> _INSTRUCTIONS FOR THE TASK_
Pictures in the entries below are excluded; copy only the lines from the one containing "Reproduce this chart" to the one containing "const yLabels = [-100, -50, 0, 50, 100, 150, 200, 250];", both included.

> _INPUT ROWS_
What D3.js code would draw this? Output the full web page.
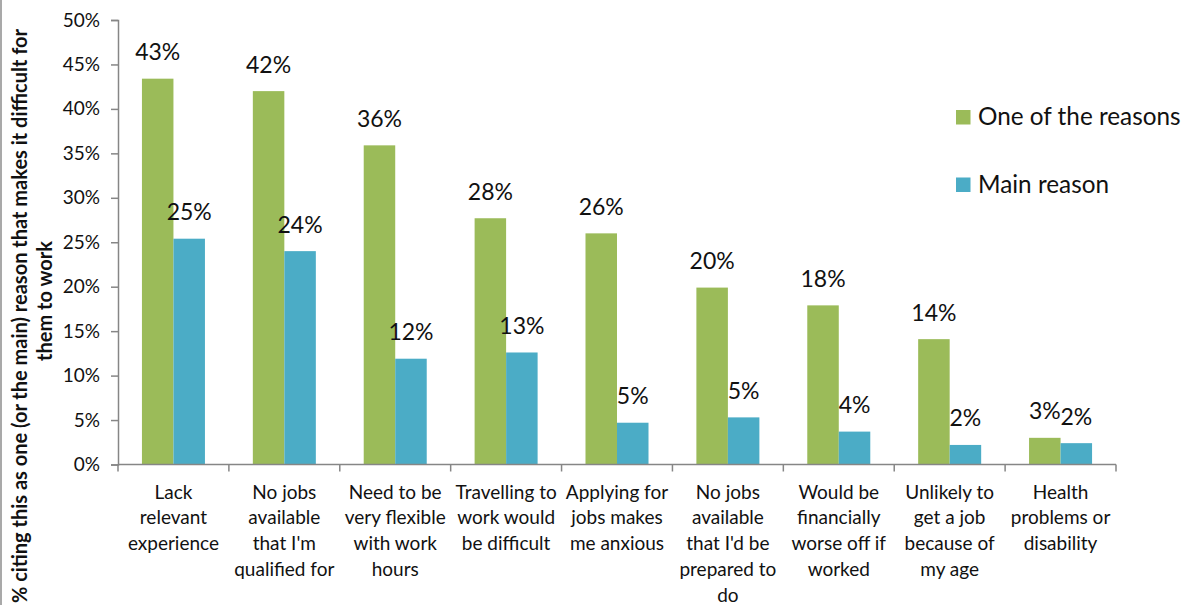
<!DOCTYPE html>
<html>
<head>
<meta charset="utf-8">
<script src="https://cdn.jsdelivr.net/npm/d3@7"></script>
<style>
  html, body { margin: 0; padding: 0; background: #fff; }
  svg { display: block; font-family: Lato, "Open Sans", sans-serif; }
</style>
</head>
<body>
<svg id="chart" width="1185" height="605"></svg>
<script>
// Reasons people give for finding it difficult to work
const categories = [
  ["Lack", "relevant", "experience"],
  ["No jobs", "available", "that I'm", "qualified for"],
  ["Need to be", "very flexible", "with work", "hours"],
  ["Travelling to", "work would", "be difficult"],
  ["Applying for", "jobs makes", "me anxious"],
  ["No jobs", "available", "that I'd be", "prepared to", "do"],
  ["Would be", "financially", "worse off if", "worked"],
  ["Unlikely to", "get a job", "because of", "my age"],
  ["Health", "problems or", "disability"]
];
const seriesNames = ["One of the reasons", "Main reason"];
const oneOfTheReasons = [0.434, 0.420, 0.359, 0.277, 0.260, 0.199, 0.179, 0.141, 0.030];
const mainReason      = [0.254, 0.240, 0.119, 0.126, 0.047, 0.053, 0.037, 0.022, 0.024];
const yTicks = [0, 0.05, 0.10, 0.15, 0.20, 0.25, 0.30, 0.35, 0.40, 0.45, 0.50];
const yTitle = ["% citing this as one (or the main) reason that makes it difficult for", "them to work"];
const colors = ["#9BBB59", "#4BACC6"];

const svg = d3.select("#chart");
const plot = { left: 118, right: 1116, top: 20, bottom: 464.5 };
const axisColor = "#868686";

// Chart frame edge on the left
svg.append("line")
  .attr("x1", 1).attr("x2", 1).attr("y1", 0).attr("y2", 605)
  .attr("stroke", "#8c8c8c").attr("stroke-width", 1.5);

const x = d3.scaleBand()
  .domain(d3.range(categories.length))
  .range([plot.left, plot.right])
  .padding(0);

const xInner = d3.scaleBand()
  .domain(d3.range(seriesNames.length))
  .range([0, x.bandwidth()])
  .paddingInner(0)
  .paddingOuter(0.76);

const y = d3.scaleLinear()
  .domain([0, 0.5])
  .range([plot.bottom, plot.top]);

const pct = d3.format(".0%");

// Bars
const seriesData = [oneOfTheReasons, mainReason];
seriesData.forEach((values, s) => {
  svg.append("g")
    .selectAll("rect")
    .data(values)
    .join("rect")
      .attr("x", (d, i) => x(i) + xInner(s))
      .attr("y", d => y(d))
      .attr("width", xInner.bandwidth())
      .attr("height", d => y(0) - y(d))
      .attr("fill", colors[s]);
});

// Value labels
seriesData.forEach((values, s) => {
  svg.append("g")
    .selectAll("text")
    .data(values)
    .join("text")
      .attr("x", (d, i) => x(i) + xInner(s) + xInner.bandwidth() / 2)
      .attr("y", d => y(d) - 18.5)
      .attr("text-anchor", "middle")
      .attr("font-size", 23)
      .attr("fill", "#111")
      .text(d => pct(d));
});

// Y axis
const yAxis = svg.append("g")
  .attr("transform", `translate(${plot.left},0)`)
  .call(d3.axisLeft(y).tickValues(yTicks).tickFormat(pct).tickSize(7).tickPadding(11));
yAxis.selectAll("text").attr("font-size", 19).attr("fill", "#111").attr("font-family", "Lato, sans-serif");
yAxis.select(".domain").attr("stroke", axisColor).attr("stroke-width", 1.5);
yAxis.selectAll(".tick line").attr("stroke", axisColor).attr("stroke-width", 1.5);

// X axis with ticks at category boundaries
const xAxisG = svg.append("g").attr("transform", `translate(0,${plot.bottom})`);
xAxisG.append("line")
  .attr("x1", plot.left).attr("x2", plot.right)
  .attr("stroke", axisColor).attr("stroke-width", 1.5);
xAxisG.selectAll("line.tick")
  .data(d3.range(categories.length + 1))
  .join("line")
    .attr("class", "tick")
    .attr("x1", i => i < categories.length ? x(i) : plot.right)
    .attr("x2", i => i < categories.length ? x(i) : plot.right)
    .attr("y1", 0).attr("y2", 7)
    .attr("stroke", axisColor).attr("stroke-width", 1.5);

xAxisG.selectAll("text.cat")
  .data(categories)
  .join("text")
    .attr("class", "cat")
    .attr("text-anchor", "middle")
    .attr("font-size", 19)
    .attr("fill", "#111")
    .each(function(lines, i) {
      d3.select(this).selectAll("tspan")
        .data(lines)
        .join("tspan")
          .attr("x", x(i) + x.bandwidth() / 2)
          .attr("y", (l, k) => 34 + k * 25.8)
          .text(l => l);
    });

// Y axis title (two wrapped lines, rotated)
const titleCenters = [316, 301];
const titleBaselines = [27, 52];
svg.append("g")
  .attr("transform", "rotate(-90)")
  .selectAll("text")
  .data(yTitle)
  .join("text")
    .attr("x", (d, k) => -titleCenters[k])
    .attr("y", (d, k) => titleBaselines[k])
    .attr("text-anchor", "middle")
    .attr("font-size", 20)
    .attr("font-weight", "bold")
    .attr("fill", "#111")
    .text(d => d);

// Legend
const legend = svg.append("g").attr("transform", "translate(956,110)");
seriesNames.forEach((name, s) => {
  const g = legend.append("g").attr("transform", `translate(0,${s * 67.5})`);
  g.append("rect").attr("width", 14.5).attr("height", 14.5).attr("fill", colors[s]);
  g.append("text")
    .attr("x", 22).attr("y", 15)
    .attr("font-size", 24.3)
    .attr("fill", "#111")
    .text(name);
});
</script>
</body>
</html>
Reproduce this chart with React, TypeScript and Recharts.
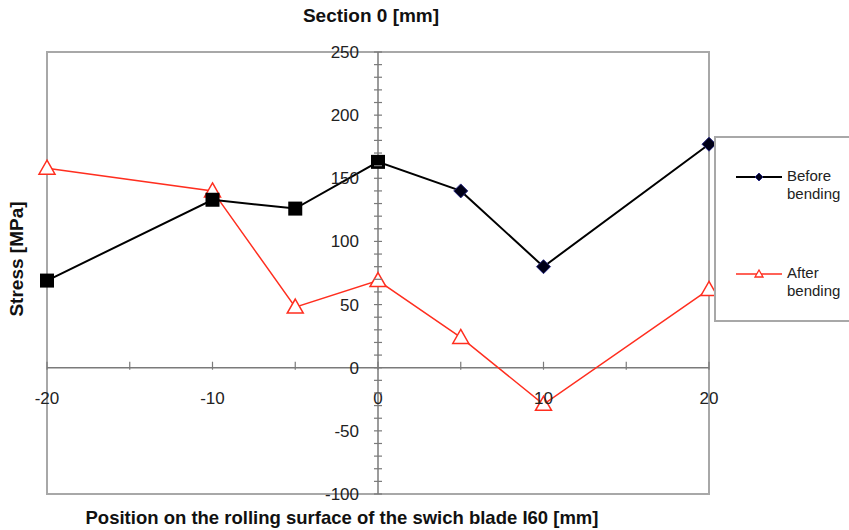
import React from 'react';
import { LineChart, Line, XAxis, YAxis, ReferenceLine, ReferenceArea, Legend } from 'recharts';

// position on the rolling surface [mm]
const positions = [-20, -10, -5, 0, 5, 10, 20];
const beforeBending = [69, 133, 126, 163, 140, 80, 177];
const afterBending = [158, 140, 48, 69, 24, -29, 62];

const xTicks = [-20, -15, -10, -5, 0, 5, 10, 15, 20];
const xLabels = [-20, -10, 0, 10, 20];
const yTicks = [-100, -90, -80, -70, -60, -50, -40, -30, -20, -10, 0, 10, 20, 30, 40, 50, 60, 70, 80, 90, 100,
  110, 120, 130, 140, 150, 160, 170, 180, 190, 200, 210, 220, 230, 240, 250];
const yLabels = [-100, -50, 0, 50, 100, 150, 200, 250];

const data = positions.map((p, i) => ({ pos: p, before: beforeBending[i], after: afterBending[i] }));

const W = 849;
const H = 530;
const Y_AXIS_W = 47;
const X_AXIS_H = 36;
const M = { top: 52, right: 140, left: 0, bottom: 0 };
const plotLeft = M.left + Y_AXIS_W;
const plotW = W - plotLeft - M.right;
const plotH = H - M.top - M.bottom - X_AXIS_H;
const X_MIN = -20, X_MAX = 20, Y_MIN = -100, Y_MAX = 250;
// axes cross at zero, not at the plot edges
const zeroX = plotLeft + (plotW * (0 - X_MIN)) / (X_MAX - X_MIN);
const zeroY = M.top + (plotH * (Y_MAX - 0)) / (Y_MAX - Y_MIN);

const RED = '#ff2e1f';
const AXIS = '#7a7a7a';
const FONT = '"Liberation Sans", Arial, sans-serif';

const YTick = (props: any) => {
  const { y, payload } = props;
  const v = payload.value;
  return (
    <g>
      <line x1={zeroX - 4} x2={zeroX + 4} y1={y} y2={y} stroke={AXIS} strokeWidth={1.2} />
      {yLabels.includes(v) && (
        <text x={zeroX - 19} y={y} dy={6} textAnchor="end" fontSize={17} fontFamily={FONT} fill="#222">
          {v}
        </text>
      )}
    </g>
  );
};

const XTick = (props: any) => {
  const { x, payload } = props;
  const v = payload.value;
  return (
    <g>
      <line x1={x} x2={x} y1={zeroY - 6} y2={zeroY + 2} stroke={AXIS} strokeWidth={1.2} />
      {xLabels.includes(v) && (
        <text x={x} y={zeroY + 30} dy={6} textAnchor="middle" fontSize={17} fontFamily={FONT} fill="#222">
          {v}
        </text>
      )}
    </g>
  );
};

const BeforeDot = (props: any) => {
  const { cx, cy, index } = props;
  if (index < 4) {
    return <rect key={`b${index}`} x={cx - 7} y={cy - 7} width={14} height={14} fill="#000" />;
  }
  return (
    <path
      key={`b${index}`}
      d={`M${cx},${cy - 7} L${cx + 7},${cy} L${cx},${cy + 7} L${cx - 7},${cy} Z`}
      fill="#000018"
      stroke="#2a2a80"
      strokeWidth={1}
    />
  );
};

const AfterDot = (props: any) => {
  const { cx, cy, index } = props;
  return (
    <path
      key={`a${index}`}
      d={`M${cx},${cy - 8} L${cx + 8},${cy + 6} L${cx - 8},${cy + 6} Z`}
      fill="#fff"
      stroke={RED}
      strokeWidth={1.5}
    />
  );
};

const LegendBox = () => (
  <div
    style={{
      position: 'relative',
      width: 133,
      height: 182,
      borderTop: '2px solid #a8a8a8',
      borderLeft: '2px solid #a8a8a8',
      borderBottom: '2px solid #a8a8a8',
      background: '#fff',
      fontFamily: FONT,
      fontSize: 15,
      lineHeight: '18px',
      color: '#222',
    }}
  >
    <svg style={{ position: 'absolute', left: 20, top: 29 }} width={48} height={20}>
      <line x1={0} x2={46} y1={10} y2={10} stroke="#000" strokeWidth={2} />
      <path d="M23,6 L27,10 L23,14 L19,10 Z" fill="#000018" stroke="#2a2a80" />
    </svg>
    <div style={{ position: 'absolute', left: 71, top: 29 }}>Before<br />bending</div>
    <svg style={{ position: 'absolute', left: 20, top: 126 }} width={48} height={20}>
      <line x1={0} x2={46} y1={10} y2={10} stroke={RED} strokeWidth={1.5} />
      <path d="M23,6 L27,13 L19,13 Z" fill="#fff" stroke={RED} strokeWidth={1.3} />
    </svg>
    <div style={{ position: 'absolute', left: 71, top: 126 }}>After<br />bending</div>
  </div>
);

export default function App() {
  return (
    <div style={{ position: 'absolute', left: 0, top: 0, width: W, height: H, background: '#fff', overflow: 'hidden' }}>
      <LineChart width={W} height={H} data={data} margin={M}>
        <XAxis
          dataKey="pos"
          type="number"
          domain={[X_MIN, X_MAX]}
          ticks={xTicks}
          interval={0}
          height={X_AXIS_H}
          axisLine={false}
          tickLine={false}
          tick={<XTick />}
        />
        <YAxis
          type="number"
          domain={[Y_MIN, Y_MAX]}
          ticks={yTicks}
          interval={0}
          width={Y_AXIS_W}
          axisLine={false}
          tickLine={false}
          tick={<YTick />}
        />
        <ReferenceArea x1={X_MIN} x2={X_MAX} y1={Y_MIN} y2={Y_MAX} fill="none" stroke="#a8a8a8" strokeWidth={2} />
        <ReferenceLine y={0} stroke={AXIS} strokeWidth={1.5} />
        <ReferenceLine x={0} stroke={AXIS} strokeWidth={1.5} />
        <Legend
          layout="vertical"
          align="center"
          verticalAlign="middle"
          wrapperStyle={{ left: 714, top: 136, width: 135 }}
          content={<LegendBox />}
        />
        <Line
          dataKey="after"
          name="After bending"
          stroke={RED}
          strokeWidth={1.5}
          dot={<AfterDot />}
          activeDot={false}
          isAnimationActive={false}
        />
        <Line
          dataKey="before"
          name="Before bending"
          stroke="#000"
          strokeWidth={2}
          dot={<BeforeDot />}
          activeDot={false}
          isAnimationActive={false}
        />
      </LineChart>
      <div style={{ position: 'absolute', left: 0, top: 5, width: 742, textAlign: 'center', fontFamily: FONT, fontWeight: 'bold', fontSize: 19, color: '#111' }}>
        Section 0 [mm]
      </div>
      <div style={{ position: 'absolute', left: 0, top: 507, width: 684, textAlign: 'center', fontFamily: FONT, fontWeight: 'bold', fontSize: 18.5, color: '#111' }}>
        Position on the rolling surface of the swich blade I60 [mm]
      </div>
      <div
        style={{
          position: 'absolute',
          left: 17,
          top: 259,
          transform: 'translate(-50%, -50%) rotate(-90deg)',
          whiteSpace: 'nowrap',
          fontFamily: FONT,
          fontWeight: 'bold',
          fontSize: 19,
          color: '#111',
        }}
      >
        Stress [MPa]
      </div>
    </div>
  );
}
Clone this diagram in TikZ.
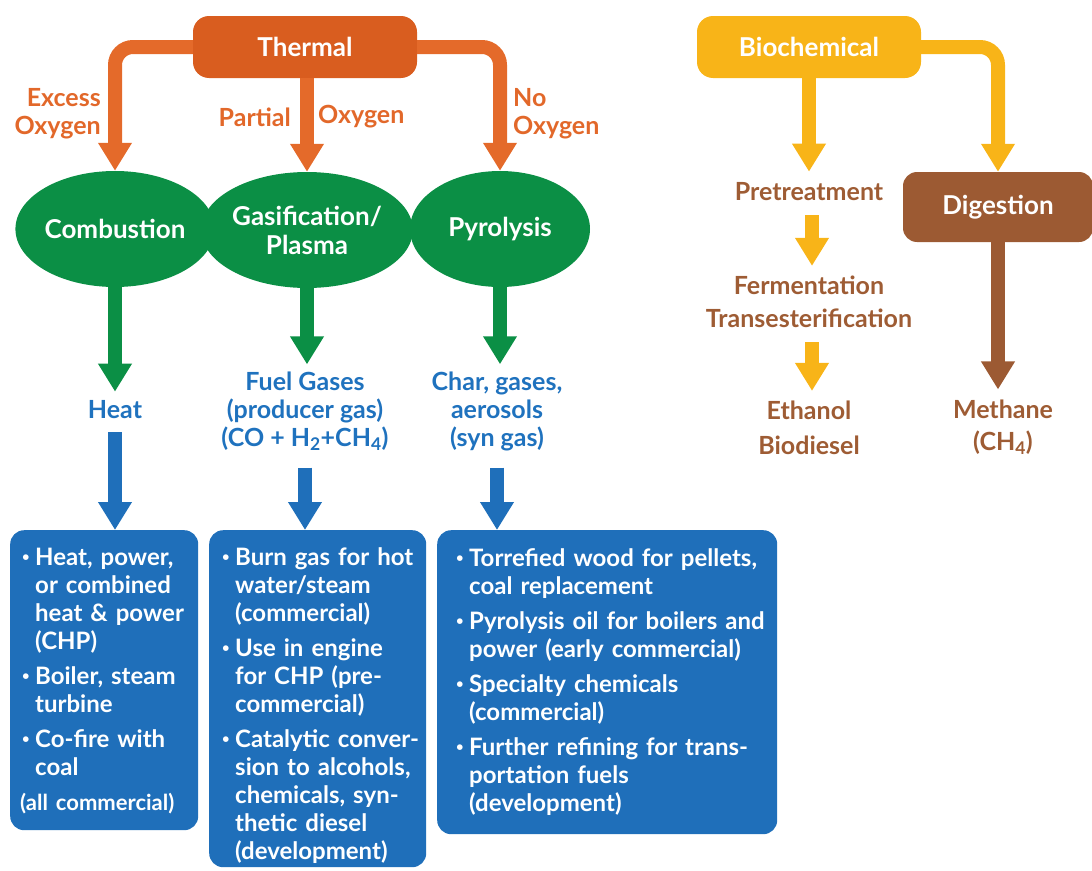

> _FINISHED ANSWER_
Reproduce this chart with React, TypeScript and Recharts.
import React from 'react';
import { LineChart, Line, XAxis, YAxis, ReferenceLine, ReferenceArea, Legend } from 'recharts';

// position on the rolling surface [mm]
const positions = [-20, -10, -5, 0, 5, 10, 20];
const beforeBending = [69, 133, 126, 163, 140, 80, 177];
const afterBending = [158, 140, 48, 69, 24, -29, 62];

const xTicks = [-20, -15, -10, -5, 0, 5, 10, 15, 20];
const xLabels = [-20, -10, 0, 10, 20];
const yTicks = [-100, -90, -80, -70, -60, -50, -40, -30, -20, -10, 0, 10, 20, 30, 40, 50, 60, 70, 80, 90, 100,
  110, 120, 130, 140, 150, 160, 170, 180, 190, 200, 210, 220, 230, 240, 250];
const yLabels = [-100, -50, 0, 50, 100, 150, 200, 250];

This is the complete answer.